Furahini and a few of his fellow students fought the status quo by actually trying to learn. Furahini recalls finding “any textbook he could”, sitting under a tree and teaching himself and anyone else who was interested. Often these “rebels” would be laughed at and ridiculed by the other students, but Furahini and his comrades kept their spirits up with positive self-talk.
“I’d tell myself ‘It’s OK, it’s OK just keep going.'” he says. “Now I look at what’s happening – I am able to help others learn English. I am so happy. I feel like I have already reached a new level so it was worth it.”
Lesson 2: True leaders value their community.
Even though he graduated from high school last year, Furahini regularly returns to his old school to continue to develop his aforementioned projects. He has a strong sense of responsibility to those he left behind, and is determined to use his experience and position to help others broaden their opportunities.
By returning to their own communities and developing more leaders, true leaders demonstrate an innate understanding of the principle of positive feedback. True leaders want to give back to the community that has helped them become what they are.
Lesson 3: True leaders do what must be done, whether it is their job or not.
I visited Furahini’s old school as part of a group of teachers and architects. We were travelling together as part of a CEFPI (Council of Educational Facility Planners International) project. Leading up to our trip, Furahini caught wind of our visit from one of our group members, who had met him when he was Head Boy in a previous visit to the school. Furahini immediately took it upon himself to personally coordinate our visit.
It was Furahini, not a staff member, who ensured that significant preparations took place in order for us to feel welcome. It was he who greeted us upon arrival, and subsequently led us from classroom to classroom to view the school.
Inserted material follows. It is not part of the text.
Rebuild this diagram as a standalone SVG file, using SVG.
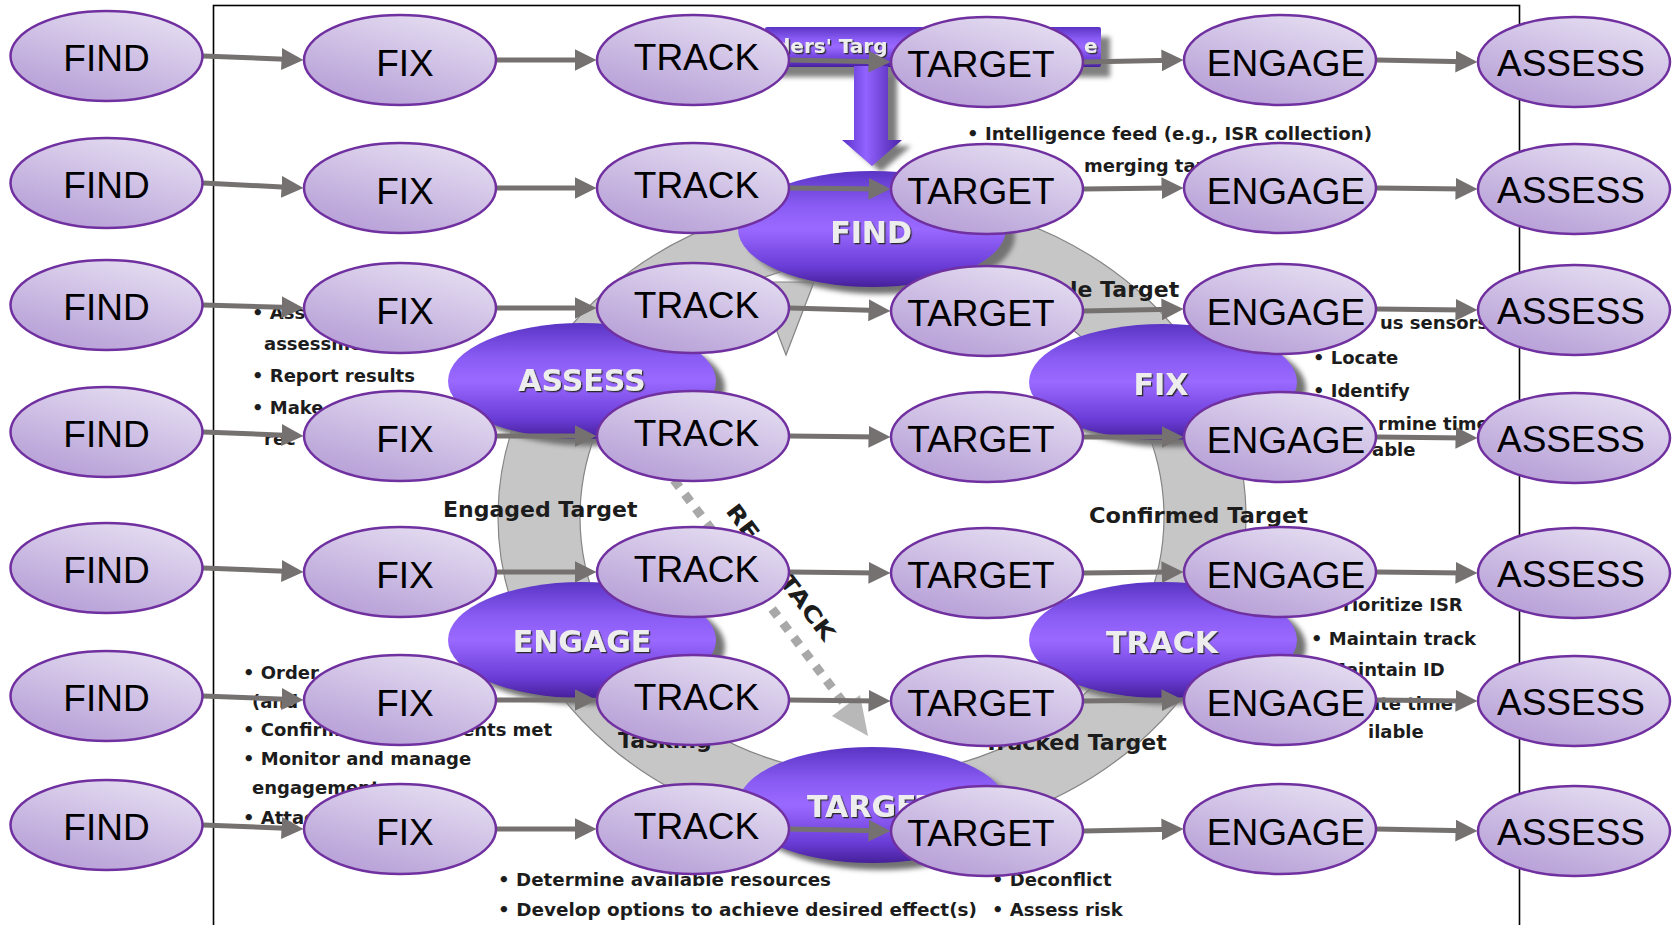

It was he who took the English and ATYA clubs aside and practiced welcome songs so that we would feel welcome in their school, and it was he who facilitated our meeting with these bright-eyed future leaders.
All this from a boy who had graduated from the school and was not obliged to have anything to do with it!
Lesson 4: True leaders think, speak and act with humility.
After listening to Furahini’s story, I was moved to suggest that I could help him raise some funds to get him into college before the enrolment deadline. To my surprise, the young man became slightly uncomfortable, and baulked at my offer.
In his words: “To be honest, I would feel a bit funny about taking money from people. I don’t want people to help me, because I know I can help myself. I want them to help those who really need it.”
This is the attitude of a true leader. A true leader is acutely aware of those who are less fortunate than himself, and understands the importance of their own self-sufficiency (see Lesson 5). A strong connection with less fortunate people helps keep leaders grounded on a personal level, whilst also keeping them connected to the challenges that their communities face.Side note: When I consider such leaders as Mahatma Gandhi, Nelson Mandela and Martin Luther King, it seems to me that an awareness of the less fortunate may be a prerequisite not just for humility, but also for a highly developed sense of responsibility.
Lesson 5. True leaders know how to take care of themselves.
It may come as some surprise to find that, despite his obvious philanthropic bent, Furahini is fully aware of the pitfalls of martyrdom.
“First I have to look after myself,” he told me. “If I am trying to save someone who is drowning but I don’t care for my own safety, two people die. I have to take care of myself by saving my money and caring for my health and my family, or I won’t be able to help anybody.”